[Records with drawing code]
┄┄┄┄┄┄┄┄┄┄┄┄┄┄┄┄┄┄┄┄

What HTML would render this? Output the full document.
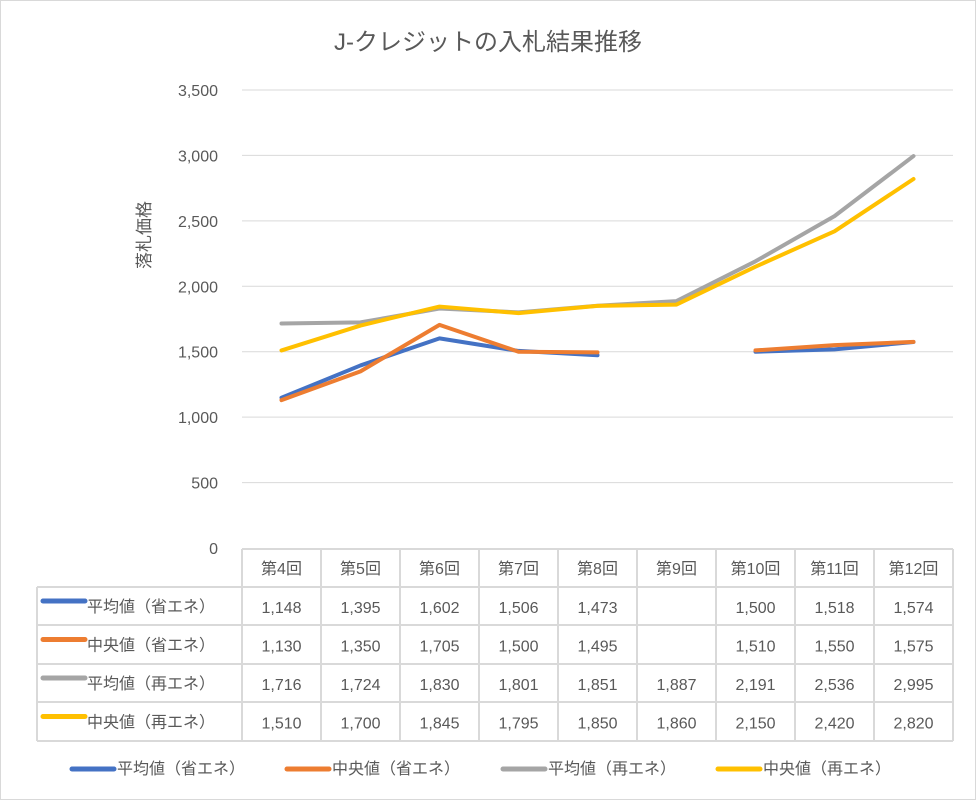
<!DOCTYPE html>
<html><head><meta charset="utf-8"><style>
body{margin:0;background:#fff;font-family:"Liberation Sans","Noto Sans CJK JP",sans-serif}
</style></head><body>
<svg id="c" width="977" height="801" xmlns="http://www.w3.org/2000/svg" font-family="Liberation Sans, Noto Sans CJK JP, sans-serif">
<rect x="0.5" y="0.5" width="975" height="799" fill="#fff" stroke="#d9d9d9"/>
<text x="488" y="50" text-anchor="middle" font-size="24" fill="#595959">J-クレジットの入札結果推移</text>
<text transform="translate(150,235) rotate(-90)" text-anchor="middle" font-size="17" fill="#595959">落札価格</text>
<g id="grid"></g><g id="table"></g><g id="lines"></g><g id="legend"></g>
</svg>
<script>
const categories=["第4回","第5回","第6回","第7回","第8回","第9回","第10回","第11回","第12回"];
const seriesNames=["平均値（省エネ）","中央値（省エネ）","平均値（再エネ）","中央値（再エネ）"];
const avgSho=[1148,1395,1602,1506,1473,null,1500,1518,1574];
const medSho=[1130,1350,1705,1500,1495,null,1510,1550,1575];
const avgSai=[1716,1724,1830,1801,1851,1887,2191,2536,2995];
const medSai=[1510,1700,1845,1795,1850,1860,2150,2420,2820];
const yTicks=[0,500,1000,1500,2000,2500,3000,3500];
const colors=["#4472c4","#ed7d31","#a5a5a5","#ffc000"];
const series=[avgSho,medSho,avgSai,medSai];
const NS="http://www.w3.org/2000/svg";
const x0=242,x1=953,y0=548,y1=90,cw=(x1-x0)/categories.length;
const xs=i=>x0+cw*(i+0.5);
const ys=v=>y0-(v/3500)*(y0-y1);
function mk(t,a,p){const e=document.createElementNS(NS,t);for(const k in a)e.setAttribute(k,a[k]);(p||document.getElementById('c')).appendChild(e);return e;}
const fmt=v=>v==null?"":v.toLocaleString('en-US');
const g=document.getElementById('grid');
yTicks.forEach(v=>{
 if(v>0){const l=mk('line',{x1:x0,x2:x1,y1:ys(v),y2:ys(v),stroke:'#d9d9d9','stroke-width':1},g);
 
 }
 const t=mk('text',{x:218,y:ys(v)+6,'text-anchor':'end','font-size':16,fill:'#595959'},g);t.textContent=fmt(v);
 
 
});
const tb=document.getElementById('table');
const rowY=[549,587,625,664,702,741];
const ln=(a,b,c,d)=>{const l=mk('line',{x1:a,y1:b,x2:c,y2:d,stroke:'#d9d9d9','stroke-width':2},tb);
 
 };
ln(x0,rowY[0],x1,rowY[0]);
for(let r=1;r<rowY.length;r++)ln(37,rowY[r],x1,rowY[r]);
ln(37,rowY[1],37,rowY[5]);
for(let i=0;i<=categories.length;i++)ln(x0+cw*i,rowY[0],x0+cw*i,rowY[5]);
categories.forEach((c,i)=>{const t=mk('text',{x:xs(i),y:rowY[0]+25,'text-anchor':'middle','font-size':16,fill:'#595959'},tb);t.textContent=c;
 
 });
series.forEach((s,r)=>{
 const cy=(rowY[r+1]+rowY[r+2])/2;
 const k=mk('line',{x1:43,x2:85,y1:cy-5,y2:cy-5,stroke:colors[r],'stroke-width':5,'stroke-linecap':'round'},tb);
 
 
 const n=mk('text',{x:87,y:cy+6,'font-size':16,fill:'#595959'},tb);n.textContent=seriesNames[r];
 
 
 s.forEach((v,i)=>{const t=mk('text',{x:xs(i),y:cy+7,'text-anchor':'middle','font-size':16,fill:'#595959'},tb);t.textContent=fmt(v);
  
  });
});
const lg=document.getElementById('lines');
series.forEach((s,r)=>{
 let d="",pen=false;
 s.forEach((v,i)=>{if(v==null){pen=false;return;}d+=(pen?"L":"M")+xs(i)+","+ys(v)+" ";pen=true;});
 const p=mk('path',{d:d,fill:'none',stroke:colors[r],'stroke-width':4,'stroke-linejoin':'round','stroke-linecap':'round'},lg);
 
 
});
const leg=document.getElementById('legend');
const lx=[72,287,503,718];
seriesNames.forEach((n,r)=>{
 const k=mk('line',{x1:lx[r],x2:lx[r]+42,y1:769,y2:769,stroke:colors[r],'stroke-width':5,'stroke-linecap':'round'},leg);
 
 
 const t=mk('text',{x:lx[r]+45,y:774,'font-size':16,fill:'#595959'},leg);t.textContent=n;
 
 
});
</script>
</body></html>
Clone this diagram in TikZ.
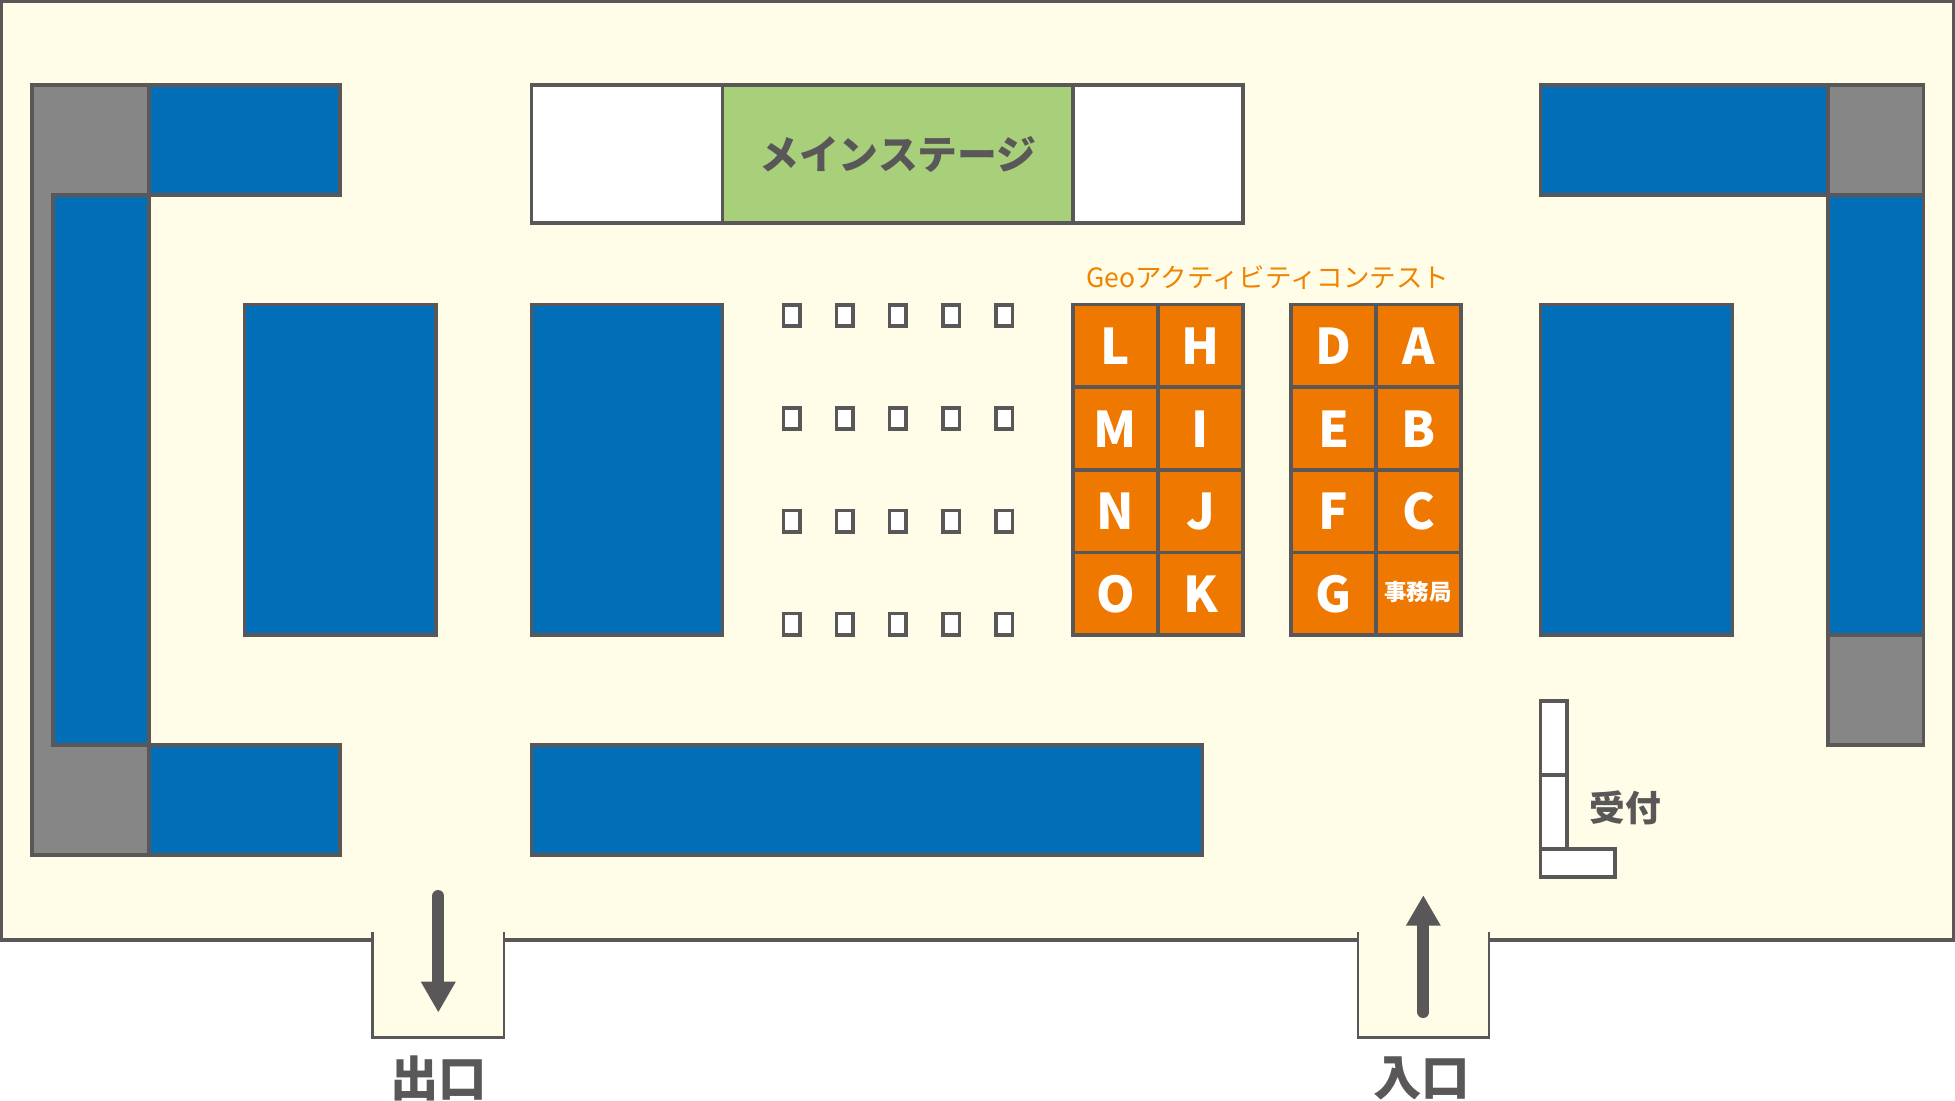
\documentclass[tikz,border=0pt]{standalone}
\usepackage{fontspec}
\newfontfamily\jpheavy{Noto Sans CJK JP Black}
\newfontfamily\jpregular{Noto Sans CJK JP}
\definecolor{cream}{HTML}{FFFDE8}
\definecolor{booth}{HTML}{036EB8}
\definecolor{wallgray}{HTML}{868686}
\definecolor{contest}{HTML}{EE7800}
\definecolor{stage}{HTML}{A8D07A}
\definecolor{ink}{HTML}{595757}
\definecolor{titleorange}{HTML}{F08300}
\tikzset{
  x=0.02cm,y=-0.02cm,
  wall/.style={draw=ink,line width=0.072cm,line join=miter},
  bluebox/.style={wall,fill=booth},
  graybox/.style={wall,fill=wallgray},
  whitebox/.style={wall,fill=white},
  orangebox/.style={wall,fill=contest},
  letter/.style={text=white,font=\jpheavy\fontsize{28pt}{28pt}\selectfont,inner sep=0pt},
  darklabel/.style={text=ink,font=\jpheavy\fontsize{#1}{#1}\selectfont,inner sep=0pt},
  flow/.style={draw=ink,line width=0.24cm,line cap=round}
}
\begin{document}
\begin{tikzpicture}
\useasboundingbox (0,0) rectangle (1955,1100);
% hall floor
\fill[cream] (1.7,1.7) rectangle (1953.3,940);
\fill[cream] (372.5,930) rectangle (504,1037.7);
\fill[cream] (1358,930) rectangle (1489,1037.7);
\draw[wall,line width=0.07cm] (372.5,940) -- (1.7,940) -- (1.7,1.7) -- (1953.3,1.7) -- (1953.3,940) -- (1489,940);
\draw[wall,line width=0.07cm] (504,940) -- (1358,940);
\draw[wall,line width=0.056cm] (372.5,932) -- (372.5,1037.7) -- (504,1037.7) -- (504,932);
\draw[wall,line width=0.056cm] (1358,932) -- (1358,1037.7) -- (1489,1037.7) -- (1489,932);
% left wall
\draw[graybox] (32,85) -- (149,85) -- (149,195) -- (53,195) -- (53,745) -- (149,745) -- (149,855) -- (32,855) -- cycle;
\draw[bluebox] (149,85) rectangle (340,195);
\draw[bluebox] (53,195) rectangle (149,745);
\draw[bluebox] (149,745) rectangle (340,855);
% right wall
\draw[bluebox] (1540.5,85) rectangle (1828,195);
\draw[graybox] (1828,85) rectangle (1923.5,195);
\draw[bluebox] (1828,195) rectangle (1923.5,635);
\draw[graybox] (1828,635) rectangle (1923.5,745);
% central booths
\draw[bluebox] (244.5,304.5) rectangle (436,635);
\draw[bluebox] (531.5,304.5) rectangle (722.5,635);
\draw[bluebox] (1540.5,304.5) rectangle (1732.5,635);
\draw[bluebox] (531.5,745) rectangle (1202.5,855);
% stage
\draw[whitebox] (531.5,85) rectangle (1243,223);
\draw[wall,fill=stage] (722.5,85) rectangle (1073,223);
\node[darklabel=22.7pt] (stagelabel) at (898,154.5) {メインステージ};
% chairs
\foreach \cx in {791.7,844.8,897.9,951,1004.1}
  \foreach \cy in {315.4,418.4,521,624}
    \draw[whitebox] (\cx-8.3,\cy-10.7) rectangle (\cx+8.3,\cy+10.7);
% contest
\node[text=titleorange,font=\jpregular\fontsize{15.1pt}{15.1pt}\selectfont,inner sep=0pt] (contesttitle) at (1268,277.5) {Geoアクティビティコンテスト};
\foreach \col/\x/\xx/\a/\b/\c/\d/\nm in {1/1073/1158/L/M/N/O/ll,2/1158/1243/H/I/J/K/lr,3/1291/1376/D/E/F/G/rl}{
  \draw[orangebox] (\x,304.5) rectangle (\xx,387);
  \draw[orangebox] (\x,387) rectangle (\xx,470);
  \draw[orangebox] (\x,470) rectangle (\xx,552.5);
  \draw[orangebox] (\x,552.5) rectangle (\xx,635);
  \node[letter] (\nm1) at ({(\x+\xx)/2},346.5) {\a};
  \node[letter] (\nm2) at ({(\x+\xx)/2},429) {\b};
  \node[letter] (\nm3) at ({(\x+\xx)/2},511.5) {\c};
  \node[letter] (\nm4) at ({(\x+\xx)/2},594) {\d};
}
\draw[orangebox] (1376,304.5) rectangle (1461,387);
\draw[orangebox] (1376,387) rectangle (1461,470);
\draw[orangebox] (1376,470) rectangle (1461,552.5);
\draw[orangebox] (1376,552.5) rectangle (1461,635);
\node[letter] (rr1) at (1418.5,346.5) {A};
\node[letter] (rr2) at (1418.5,429) {B};
\node[letter] (rr3) at (1418.5,511.5) {C};
\node[text=white,font=\jpheavy\fontsize{12.8pt}{12.8pt}\selectfont,inner sep=0pt] (office) at (1418,591.7) {事務局};
% reception
\draw[whitebox] (1540.3,700.7) rectangle (1567,774.7);
\draw[whitebox] (1540.3,774.7) rectangle (1567,849);
\draw[whitebox] (1540.3,849) rectangle (1615,876.7);
\node[darklabel=20.3pt] (reception) at (1625,808) {受付};
% exit and entrance
\coordinate (exittop) at (438.3,896);
\coordinate (exitbase) at (438.3,985);
\draw[flow] (exittop) -- (exitbase);
\fill[ink] (420.8,981.7) -- (455.8,981.7) -- (438.3,1012) -- cycle;
\coordinate (entrybottom) at (1423.3,1012);
\coordinate (entrybase) at (1423.3,922);
\draw[flow] (entrybottom) -- (entrybase);
\fill[ink] (1405.8,925.7) -- (1440.8,925.7) -- (1423.3,895.7) -- cycle;
\node[darklabel=27.5pt] (exitlabel) at (438.5,1078) {出口};
\node[darklabel=27.5pt] (entrylabel) at (1421.5,1078) {入口};
\end{tikzpicture}
\end{document}
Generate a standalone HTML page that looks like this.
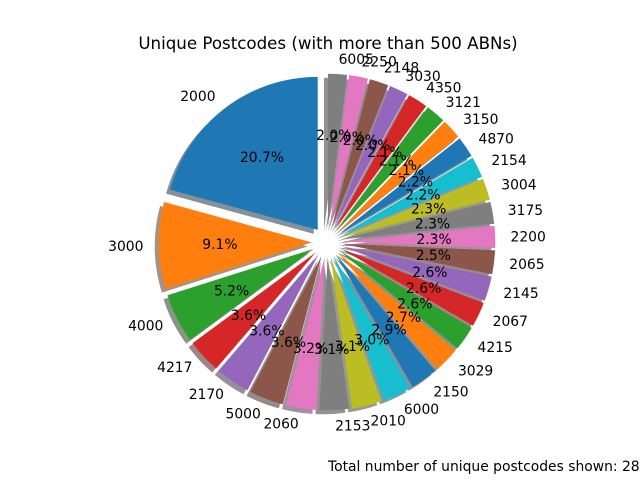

┄┄┄┄┄┄┄┄┄┄┄┄┄┄┄┄┄┄┄┄

### Exercise requirements
Look through the data above. Find each line with the string "this" and copy it.

### Exercise solution
What HTML would render this? Output the full document.
Clone this diagram in TikZ.
Generate a standalone HTML page that looks like this.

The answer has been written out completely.